• _Short problem_: Start at the line containing "Generate a web", stop at the line containing "0.1100, 0.1070, 0.1043];", and please reproduce every line in between, both ends included, without pictures.

Dataset entries:
↓

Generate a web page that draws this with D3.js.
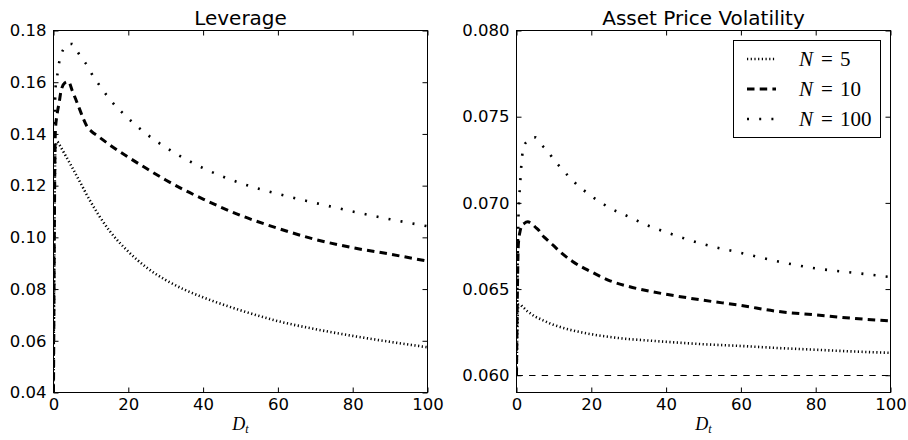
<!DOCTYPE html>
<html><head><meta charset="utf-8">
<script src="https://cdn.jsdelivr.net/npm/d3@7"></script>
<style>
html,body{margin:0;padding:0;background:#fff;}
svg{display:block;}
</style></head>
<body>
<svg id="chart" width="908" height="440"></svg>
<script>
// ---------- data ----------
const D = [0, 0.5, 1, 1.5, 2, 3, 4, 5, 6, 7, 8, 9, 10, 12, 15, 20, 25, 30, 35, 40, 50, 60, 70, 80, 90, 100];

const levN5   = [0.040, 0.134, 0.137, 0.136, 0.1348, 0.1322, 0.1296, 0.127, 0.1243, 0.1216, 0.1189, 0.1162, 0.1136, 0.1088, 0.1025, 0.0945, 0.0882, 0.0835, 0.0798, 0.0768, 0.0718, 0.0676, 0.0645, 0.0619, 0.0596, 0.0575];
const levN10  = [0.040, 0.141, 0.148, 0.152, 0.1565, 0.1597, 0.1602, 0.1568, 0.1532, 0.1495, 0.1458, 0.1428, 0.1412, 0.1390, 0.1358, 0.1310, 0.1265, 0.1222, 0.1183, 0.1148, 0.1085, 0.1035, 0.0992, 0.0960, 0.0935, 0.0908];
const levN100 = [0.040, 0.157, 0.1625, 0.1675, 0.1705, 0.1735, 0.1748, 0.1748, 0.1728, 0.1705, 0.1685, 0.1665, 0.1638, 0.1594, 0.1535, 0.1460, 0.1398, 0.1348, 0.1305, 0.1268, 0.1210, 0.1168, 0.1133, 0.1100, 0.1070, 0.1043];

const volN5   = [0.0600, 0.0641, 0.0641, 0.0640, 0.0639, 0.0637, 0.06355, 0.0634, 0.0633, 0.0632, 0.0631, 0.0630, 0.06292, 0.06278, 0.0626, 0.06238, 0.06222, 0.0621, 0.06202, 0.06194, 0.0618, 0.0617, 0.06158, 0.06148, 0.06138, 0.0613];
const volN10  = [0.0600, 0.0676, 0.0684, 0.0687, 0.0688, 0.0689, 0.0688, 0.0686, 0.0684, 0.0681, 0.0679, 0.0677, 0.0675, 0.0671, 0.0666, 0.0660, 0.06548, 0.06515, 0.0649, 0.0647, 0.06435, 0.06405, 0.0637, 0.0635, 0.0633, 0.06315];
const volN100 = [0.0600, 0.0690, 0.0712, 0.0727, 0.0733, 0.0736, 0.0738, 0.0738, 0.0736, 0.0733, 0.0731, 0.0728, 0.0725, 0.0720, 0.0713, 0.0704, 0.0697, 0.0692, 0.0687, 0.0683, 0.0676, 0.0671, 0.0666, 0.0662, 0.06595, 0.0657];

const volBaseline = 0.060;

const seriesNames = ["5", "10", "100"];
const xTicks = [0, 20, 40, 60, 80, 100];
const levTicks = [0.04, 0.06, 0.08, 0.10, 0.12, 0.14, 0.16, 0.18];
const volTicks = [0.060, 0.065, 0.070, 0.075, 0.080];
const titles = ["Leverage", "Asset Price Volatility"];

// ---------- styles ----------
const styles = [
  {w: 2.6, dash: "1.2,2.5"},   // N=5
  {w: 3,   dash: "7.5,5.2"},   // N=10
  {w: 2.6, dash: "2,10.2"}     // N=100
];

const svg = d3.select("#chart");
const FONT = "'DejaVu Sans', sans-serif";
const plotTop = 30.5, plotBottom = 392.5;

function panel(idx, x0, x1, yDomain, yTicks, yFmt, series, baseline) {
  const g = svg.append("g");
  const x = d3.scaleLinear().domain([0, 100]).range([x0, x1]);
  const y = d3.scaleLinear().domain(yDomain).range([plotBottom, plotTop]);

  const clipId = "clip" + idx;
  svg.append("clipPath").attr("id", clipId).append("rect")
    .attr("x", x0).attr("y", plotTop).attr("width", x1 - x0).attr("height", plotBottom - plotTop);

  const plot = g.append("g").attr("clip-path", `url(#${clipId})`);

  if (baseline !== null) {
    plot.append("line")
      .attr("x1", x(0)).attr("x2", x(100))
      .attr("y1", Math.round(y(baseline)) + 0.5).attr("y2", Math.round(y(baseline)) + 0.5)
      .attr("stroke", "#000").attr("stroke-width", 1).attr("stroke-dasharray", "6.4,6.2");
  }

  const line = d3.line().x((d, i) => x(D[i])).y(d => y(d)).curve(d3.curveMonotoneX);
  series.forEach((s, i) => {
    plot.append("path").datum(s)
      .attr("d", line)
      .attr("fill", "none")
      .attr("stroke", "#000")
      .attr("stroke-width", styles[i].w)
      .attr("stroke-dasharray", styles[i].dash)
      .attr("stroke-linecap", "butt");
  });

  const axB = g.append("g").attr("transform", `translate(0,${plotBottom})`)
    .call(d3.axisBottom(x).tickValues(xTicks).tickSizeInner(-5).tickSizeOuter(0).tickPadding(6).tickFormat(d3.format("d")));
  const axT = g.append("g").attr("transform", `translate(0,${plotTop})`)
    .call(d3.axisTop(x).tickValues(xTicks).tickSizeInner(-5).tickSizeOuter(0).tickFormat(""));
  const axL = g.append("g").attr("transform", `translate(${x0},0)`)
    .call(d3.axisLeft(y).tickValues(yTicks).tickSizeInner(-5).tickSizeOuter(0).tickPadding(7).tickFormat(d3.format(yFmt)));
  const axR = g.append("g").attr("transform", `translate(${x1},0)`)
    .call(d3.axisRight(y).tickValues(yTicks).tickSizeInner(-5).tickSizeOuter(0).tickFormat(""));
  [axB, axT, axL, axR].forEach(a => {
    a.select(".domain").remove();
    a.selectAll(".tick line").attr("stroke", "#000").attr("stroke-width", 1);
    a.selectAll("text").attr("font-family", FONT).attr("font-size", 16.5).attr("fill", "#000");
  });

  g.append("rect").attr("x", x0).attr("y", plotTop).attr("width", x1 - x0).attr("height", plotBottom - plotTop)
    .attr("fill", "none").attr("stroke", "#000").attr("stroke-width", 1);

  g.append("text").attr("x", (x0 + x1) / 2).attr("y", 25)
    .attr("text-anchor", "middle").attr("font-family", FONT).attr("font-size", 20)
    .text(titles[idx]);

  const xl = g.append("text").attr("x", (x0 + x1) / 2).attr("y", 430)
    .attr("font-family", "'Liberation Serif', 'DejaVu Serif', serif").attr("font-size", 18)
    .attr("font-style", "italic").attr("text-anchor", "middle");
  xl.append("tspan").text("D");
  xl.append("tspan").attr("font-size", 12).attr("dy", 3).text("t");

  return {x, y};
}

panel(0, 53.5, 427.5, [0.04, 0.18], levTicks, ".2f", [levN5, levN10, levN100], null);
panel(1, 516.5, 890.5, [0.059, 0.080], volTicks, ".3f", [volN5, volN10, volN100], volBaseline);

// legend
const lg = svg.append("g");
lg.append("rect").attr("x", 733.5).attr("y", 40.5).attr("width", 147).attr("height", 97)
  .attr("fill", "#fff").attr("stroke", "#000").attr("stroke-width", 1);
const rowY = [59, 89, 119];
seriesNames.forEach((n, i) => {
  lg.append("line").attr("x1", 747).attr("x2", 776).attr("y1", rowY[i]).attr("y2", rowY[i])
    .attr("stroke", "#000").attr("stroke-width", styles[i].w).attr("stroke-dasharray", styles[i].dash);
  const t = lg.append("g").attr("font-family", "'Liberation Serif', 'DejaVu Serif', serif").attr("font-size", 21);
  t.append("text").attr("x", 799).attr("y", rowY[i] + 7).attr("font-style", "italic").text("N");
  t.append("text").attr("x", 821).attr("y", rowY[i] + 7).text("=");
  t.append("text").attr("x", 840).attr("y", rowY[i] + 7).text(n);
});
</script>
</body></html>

↑
↓

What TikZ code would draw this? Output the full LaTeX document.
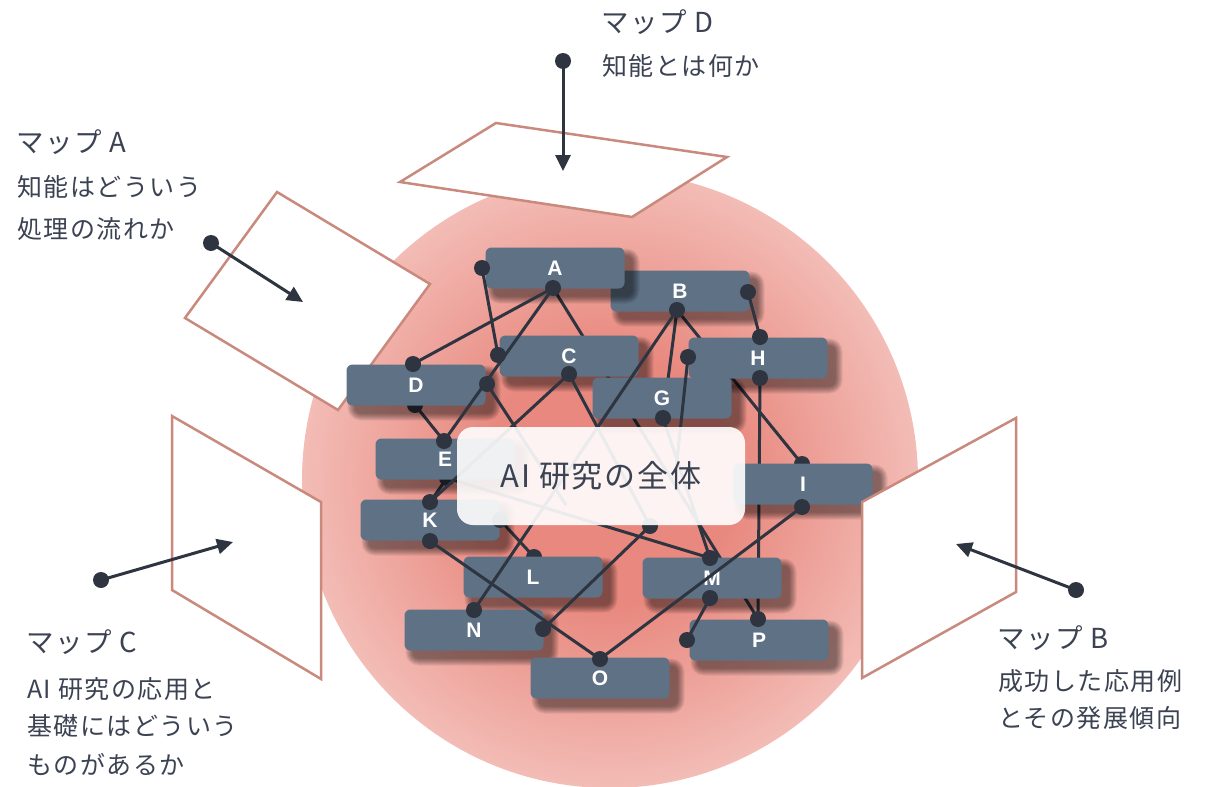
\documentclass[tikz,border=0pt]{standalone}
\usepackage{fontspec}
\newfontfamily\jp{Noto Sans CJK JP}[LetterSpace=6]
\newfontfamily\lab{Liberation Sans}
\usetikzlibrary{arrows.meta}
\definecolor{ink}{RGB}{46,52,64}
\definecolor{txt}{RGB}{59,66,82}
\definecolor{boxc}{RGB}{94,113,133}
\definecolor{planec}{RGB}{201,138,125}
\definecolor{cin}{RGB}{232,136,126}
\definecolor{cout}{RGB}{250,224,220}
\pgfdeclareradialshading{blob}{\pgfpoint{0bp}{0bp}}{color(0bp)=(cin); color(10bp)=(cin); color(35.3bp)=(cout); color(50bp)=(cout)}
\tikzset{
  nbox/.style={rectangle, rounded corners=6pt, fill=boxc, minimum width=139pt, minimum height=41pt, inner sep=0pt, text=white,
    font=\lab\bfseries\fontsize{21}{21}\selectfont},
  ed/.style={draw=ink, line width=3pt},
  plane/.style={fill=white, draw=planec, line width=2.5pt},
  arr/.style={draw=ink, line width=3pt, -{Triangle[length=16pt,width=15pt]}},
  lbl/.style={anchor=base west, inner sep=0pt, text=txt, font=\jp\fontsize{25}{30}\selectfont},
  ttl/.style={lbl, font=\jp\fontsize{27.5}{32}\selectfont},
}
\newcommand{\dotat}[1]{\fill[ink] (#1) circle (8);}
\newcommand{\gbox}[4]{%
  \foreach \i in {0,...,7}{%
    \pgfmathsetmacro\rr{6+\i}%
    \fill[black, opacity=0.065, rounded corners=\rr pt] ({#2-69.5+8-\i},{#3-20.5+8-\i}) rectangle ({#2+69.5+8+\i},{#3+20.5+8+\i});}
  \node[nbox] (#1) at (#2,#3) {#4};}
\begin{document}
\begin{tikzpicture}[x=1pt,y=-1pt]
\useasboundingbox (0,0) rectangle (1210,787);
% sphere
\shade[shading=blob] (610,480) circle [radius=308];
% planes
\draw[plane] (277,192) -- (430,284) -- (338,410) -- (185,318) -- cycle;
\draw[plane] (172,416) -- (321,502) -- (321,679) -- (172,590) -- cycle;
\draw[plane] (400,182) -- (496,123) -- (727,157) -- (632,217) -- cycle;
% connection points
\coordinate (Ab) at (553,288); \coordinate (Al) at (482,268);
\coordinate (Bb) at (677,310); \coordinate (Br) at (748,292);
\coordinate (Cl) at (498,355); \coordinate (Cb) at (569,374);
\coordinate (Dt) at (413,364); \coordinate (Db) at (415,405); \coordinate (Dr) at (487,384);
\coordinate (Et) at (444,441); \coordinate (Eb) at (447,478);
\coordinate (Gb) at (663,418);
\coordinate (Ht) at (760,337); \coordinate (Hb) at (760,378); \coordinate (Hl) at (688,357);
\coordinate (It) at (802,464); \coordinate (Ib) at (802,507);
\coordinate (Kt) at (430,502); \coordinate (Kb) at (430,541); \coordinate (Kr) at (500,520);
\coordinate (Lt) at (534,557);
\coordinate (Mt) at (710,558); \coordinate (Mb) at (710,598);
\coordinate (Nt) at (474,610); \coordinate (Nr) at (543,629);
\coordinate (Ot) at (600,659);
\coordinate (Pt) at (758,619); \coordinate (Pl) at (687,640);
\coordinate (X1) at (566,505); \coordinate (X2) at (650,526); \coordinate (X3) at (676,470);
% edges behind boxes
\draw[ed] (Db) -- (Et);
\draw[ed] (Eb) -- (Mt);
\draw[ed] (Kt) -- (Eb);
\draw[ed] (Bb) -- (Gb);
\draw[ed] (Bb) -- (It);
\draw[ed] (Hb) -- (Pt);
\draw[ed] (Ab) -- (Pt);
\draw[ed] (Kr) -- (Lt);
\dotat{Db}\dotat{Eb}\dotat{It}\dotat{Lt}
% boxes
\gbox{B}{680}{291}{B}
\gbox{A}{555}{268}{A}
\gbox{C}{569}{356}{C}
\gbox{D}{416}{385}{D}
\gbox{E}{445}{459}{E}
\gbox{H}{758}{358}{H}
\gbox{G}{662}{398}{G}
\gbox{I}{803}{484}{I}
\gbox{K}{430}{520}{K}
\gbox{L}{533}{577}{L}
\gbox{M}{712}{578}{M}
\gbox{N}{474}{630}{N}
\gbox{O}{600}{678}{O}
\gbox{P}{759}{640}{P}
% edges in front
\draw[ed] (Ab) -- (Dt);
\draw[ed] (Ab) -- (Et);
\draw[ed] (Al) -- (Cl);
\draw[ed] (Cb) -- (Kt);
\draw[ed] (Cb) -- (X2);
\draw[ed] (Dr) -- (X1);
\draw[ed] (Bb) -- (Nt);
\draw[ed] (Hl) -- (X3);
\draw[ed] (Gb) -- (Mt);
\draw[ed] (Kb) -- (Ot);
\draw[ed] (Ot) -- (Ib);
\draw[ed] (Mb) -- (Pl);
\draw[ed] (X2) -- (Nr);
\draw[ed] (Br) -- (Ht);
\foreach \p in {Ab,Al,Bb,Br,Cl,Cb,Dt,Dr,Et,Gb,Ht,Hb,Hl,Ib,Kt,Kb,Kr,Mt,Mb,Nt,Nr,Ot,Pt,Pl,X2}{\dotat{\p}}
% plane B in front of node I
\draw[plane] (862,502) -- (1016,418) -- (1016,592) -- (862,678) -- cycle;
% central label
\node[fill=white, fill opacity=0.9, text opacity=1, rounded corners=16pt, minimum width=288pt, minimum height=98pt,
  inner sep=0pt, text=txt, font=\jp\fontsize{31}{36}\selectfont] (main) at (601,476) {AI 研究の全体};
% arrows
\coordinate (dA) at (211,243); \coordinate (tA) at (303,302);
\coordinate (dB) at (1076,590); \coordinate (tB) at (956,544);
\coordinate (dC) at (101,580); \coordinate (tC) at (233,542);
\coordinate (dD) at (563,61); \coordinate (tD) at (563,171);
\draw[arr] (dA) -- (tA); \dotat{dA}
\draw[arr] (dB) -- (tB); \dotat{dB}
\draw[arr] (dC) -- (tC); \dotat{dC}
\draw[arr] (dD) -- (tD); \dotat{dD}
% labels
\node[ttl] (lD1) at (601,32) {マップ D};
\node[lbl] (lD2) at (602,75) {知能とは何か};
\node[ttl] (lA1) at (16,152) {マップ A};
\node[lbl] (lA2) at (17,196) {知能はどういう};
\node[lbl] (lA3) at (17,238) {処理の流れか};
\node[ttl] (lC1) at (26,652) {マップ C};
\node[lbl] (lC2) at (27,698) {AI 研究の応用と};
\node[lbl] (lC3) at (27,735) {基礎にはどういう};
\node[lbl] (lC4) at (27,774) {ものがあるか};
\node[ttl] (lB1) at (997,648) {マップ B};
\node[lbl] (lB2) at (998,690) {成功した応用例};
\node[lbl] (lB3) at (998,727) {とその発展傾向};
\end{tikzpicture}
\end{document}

↑
↓

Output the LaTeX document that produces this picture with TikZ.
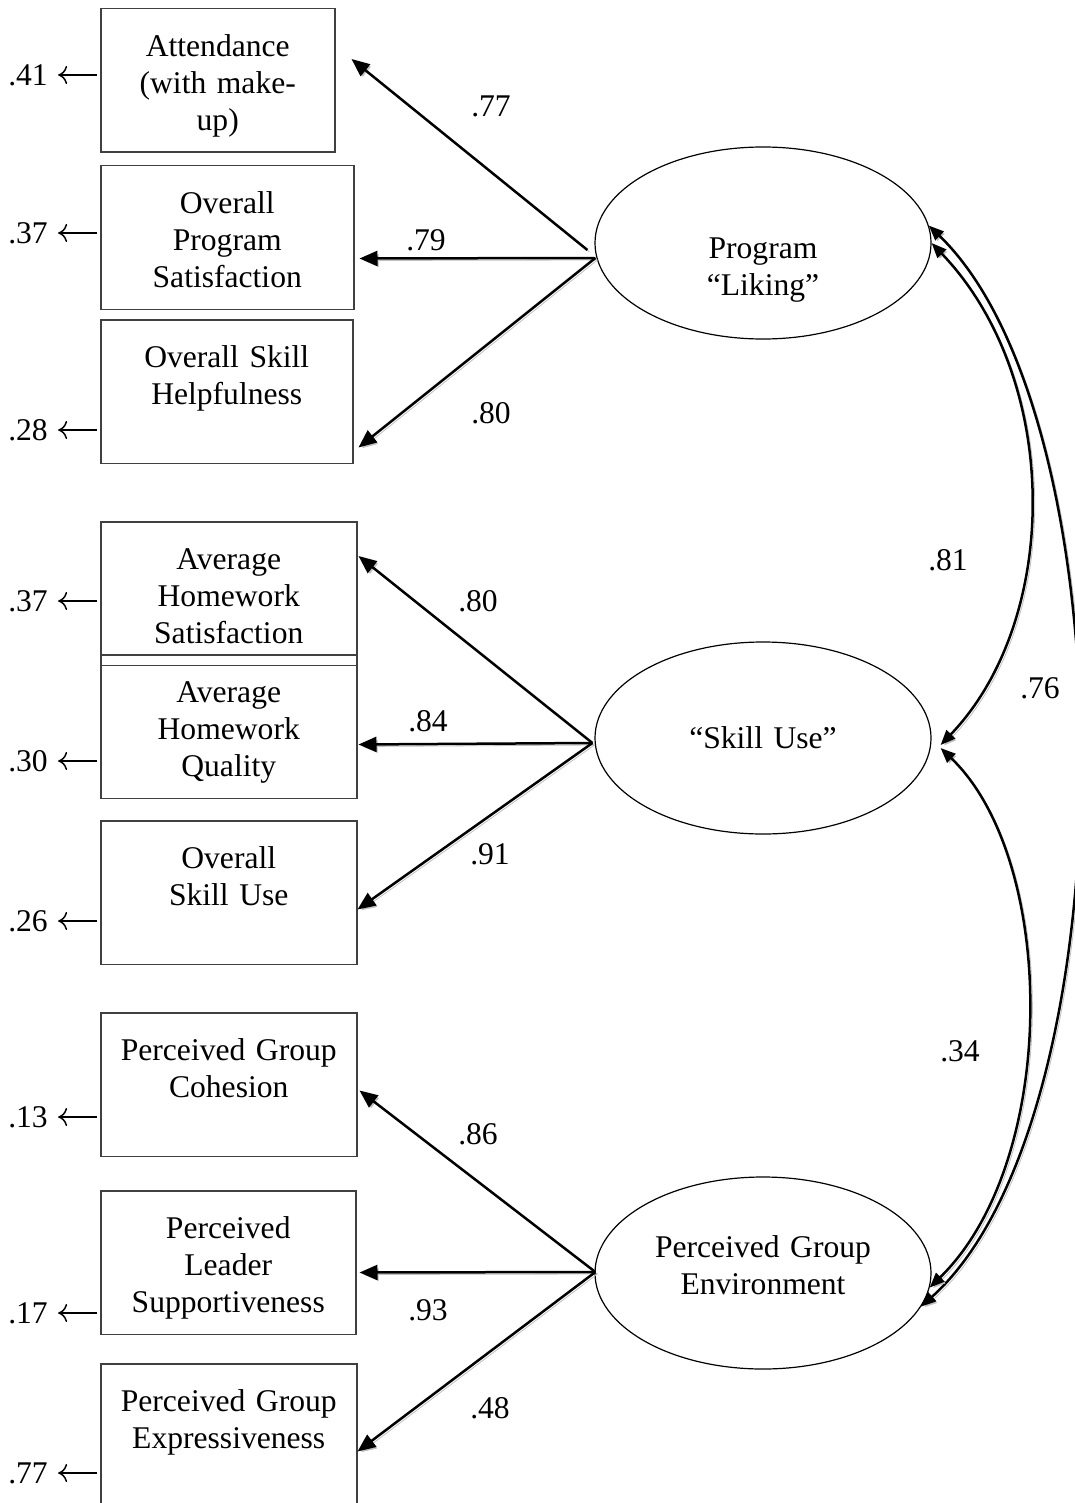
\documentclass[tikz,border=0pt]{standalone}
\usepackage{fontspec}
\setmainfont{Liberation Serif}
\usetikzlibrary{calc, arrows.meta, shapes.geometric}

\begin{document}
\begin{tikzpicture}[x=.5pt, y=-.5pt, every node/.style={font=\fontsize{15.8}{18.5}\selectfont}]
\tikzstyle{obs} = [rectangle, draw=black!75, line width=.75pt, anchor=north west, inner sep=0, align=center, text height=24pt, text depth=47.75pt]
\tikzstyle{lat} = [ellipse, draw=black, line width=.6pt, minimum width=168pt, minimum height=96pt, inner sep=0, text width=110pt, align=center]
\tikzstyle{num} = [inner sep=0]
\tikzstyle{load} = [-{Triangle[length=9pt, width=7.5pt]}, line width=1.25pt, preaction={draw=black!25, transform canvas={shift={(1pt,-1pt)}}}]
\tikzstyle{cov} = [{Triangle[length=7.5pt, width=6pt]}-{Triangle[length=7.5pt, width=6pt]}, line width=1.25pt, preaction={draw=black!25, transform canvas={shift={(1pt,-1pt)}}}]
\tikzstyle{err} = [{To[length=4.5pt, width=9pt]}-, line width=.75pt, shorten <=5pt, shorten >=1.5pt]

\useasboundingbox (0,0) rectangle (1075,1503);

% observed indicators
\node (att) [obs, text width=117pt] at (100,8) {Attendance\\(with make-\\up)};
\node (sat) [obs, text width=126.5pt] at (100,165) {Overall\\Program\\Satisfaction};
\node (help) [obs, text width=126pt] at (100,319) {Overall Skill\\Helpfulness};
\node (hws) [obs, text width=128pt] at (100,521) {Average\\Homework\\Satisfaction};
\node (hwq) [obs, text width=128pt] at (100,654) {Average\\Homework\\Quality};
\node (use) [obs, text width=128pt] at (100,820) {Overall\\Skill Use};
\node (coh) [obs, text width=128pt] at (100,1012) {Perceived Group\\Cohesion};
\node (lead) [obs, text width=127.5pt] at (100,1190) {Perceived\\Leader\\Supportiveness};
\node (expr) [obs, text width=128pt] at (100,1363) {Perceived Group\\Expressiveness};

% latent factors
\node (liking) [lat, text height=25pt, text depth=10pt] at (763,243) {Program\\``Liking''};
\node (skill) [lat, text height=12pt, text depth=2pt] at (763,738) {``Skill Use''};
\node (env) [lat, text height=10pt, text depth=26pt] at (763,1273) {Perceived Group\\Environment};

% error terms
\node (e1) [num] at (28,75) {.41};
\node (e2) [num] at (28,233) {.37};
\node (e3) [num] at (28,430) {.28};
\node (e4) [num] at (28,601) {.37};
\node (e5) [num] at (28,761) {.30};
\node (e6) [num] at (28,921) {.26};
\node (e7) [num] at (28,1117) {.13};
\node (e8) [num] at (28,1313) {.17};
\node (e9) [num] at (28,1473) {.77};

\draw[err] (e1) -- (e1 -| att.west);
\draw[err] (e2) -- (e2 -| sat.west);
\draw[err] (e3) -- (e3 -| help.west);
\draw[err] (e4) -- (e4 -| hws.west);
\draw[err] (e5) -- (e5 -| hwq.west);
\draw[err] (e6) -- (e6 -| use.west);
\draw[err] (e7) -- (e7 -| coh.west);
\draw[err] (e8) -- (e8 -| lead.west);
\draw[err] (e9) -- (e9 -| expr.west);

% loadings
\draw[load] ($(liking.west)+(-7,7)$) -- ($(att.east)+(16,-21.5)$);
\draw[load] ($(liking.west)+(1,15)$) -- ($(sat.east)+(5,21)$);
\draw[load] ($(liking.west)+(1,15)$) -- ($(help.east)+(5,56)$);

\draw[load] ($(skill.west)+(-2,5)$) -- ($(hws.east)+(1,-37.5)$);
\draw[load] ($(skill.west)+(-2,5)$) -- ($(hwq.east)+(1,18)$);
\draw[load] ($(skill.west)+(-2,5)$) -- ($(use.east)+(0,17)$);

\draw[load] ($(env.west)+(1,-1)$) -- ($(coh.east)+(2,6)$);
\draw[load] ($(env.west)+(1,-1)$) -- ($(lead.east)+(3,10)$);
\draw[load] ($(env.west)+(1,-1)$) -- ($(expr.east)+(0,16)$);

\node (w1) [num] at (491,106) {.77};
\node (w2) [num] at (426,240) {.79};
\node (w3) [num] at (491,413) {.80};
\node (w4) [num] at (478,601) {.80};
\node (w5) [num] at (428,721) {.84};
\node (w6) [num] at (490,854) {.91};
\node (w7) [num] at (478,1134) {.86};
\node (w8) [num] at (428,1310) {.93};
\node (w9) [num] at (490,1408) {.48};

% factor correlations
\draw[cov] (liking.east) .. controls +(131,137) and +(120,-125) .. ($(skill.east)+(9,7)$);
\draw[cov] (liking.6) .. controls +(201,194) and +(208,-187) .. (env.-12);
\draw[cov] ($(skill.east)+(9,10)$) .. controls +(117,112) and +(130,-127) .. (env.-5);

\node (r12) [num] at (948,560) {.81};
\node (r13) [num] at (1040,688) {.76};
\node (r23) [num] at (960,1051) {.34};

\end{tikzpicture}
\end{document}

↑

• _Reply to the task_:
Generate a web page that draws this with D3.js.
<!DOCTYPE html>
<html><head><meta charset="utf-8">
<script src="https://cdn.jsdelivr.net/npm/d3@7"></script>
<style>
html,body{margin:0;padding:0;background:#fff;}
svg{display:block;}
</style></head>
<body>
<svg id="chart" width="908" height="440"></svg>
<script>
// ---------- data ----------
const D = [0, 0.5, 1, 1.5, 2, 3, 4, 5, 6, 7, 8, 9, 10, 12, 15, 20, 25, 30, 35, 40, 50, 60, 70, 80, 90, 100];

const levN5   = [0.040, 0.134, 0.137, 0.136, 0.1348, 0.1322, 0.1296, 0.127, 0.1243, 0.1216, 0.1189, 0.1162, 0.1136, 0.1088, 0.1025, 0.0945, 0.0882, 0.0835, 0.0798, 0.0768, 0.0718, 0.0676, 0.0645, 0.0619, 0.0596, 0.0575];
const levN10  = [0.040, 0.141, 0.148, 0.152, 0.1565, 0.1597, 0.1602, 0.1568, 0.1532, 0.1495, 0.1458, 0.1428, 0.1412, 0.1390, 0.1358, 0.1310, 0.1265, 0.1222, 0.1183, 0.1148, 0.1085, 0.1035, 0.0992, 0.0960, 0.0935, 0.0908];
const levN100 = [0.040, 0.157, 0.1625, 0.1675, 0.1705, 0.1735, 0.1748, 0.1748, 0.1728, 0.1705, 0.1685, 0.1665, 0.1638, 0.1594, 0.1535, 0.1460, 0.1398, 0.1348, 0.1305, 0.1268, 0.1210, 0.1168, 0.1133, 0.1100, 0.1070, 0.1043];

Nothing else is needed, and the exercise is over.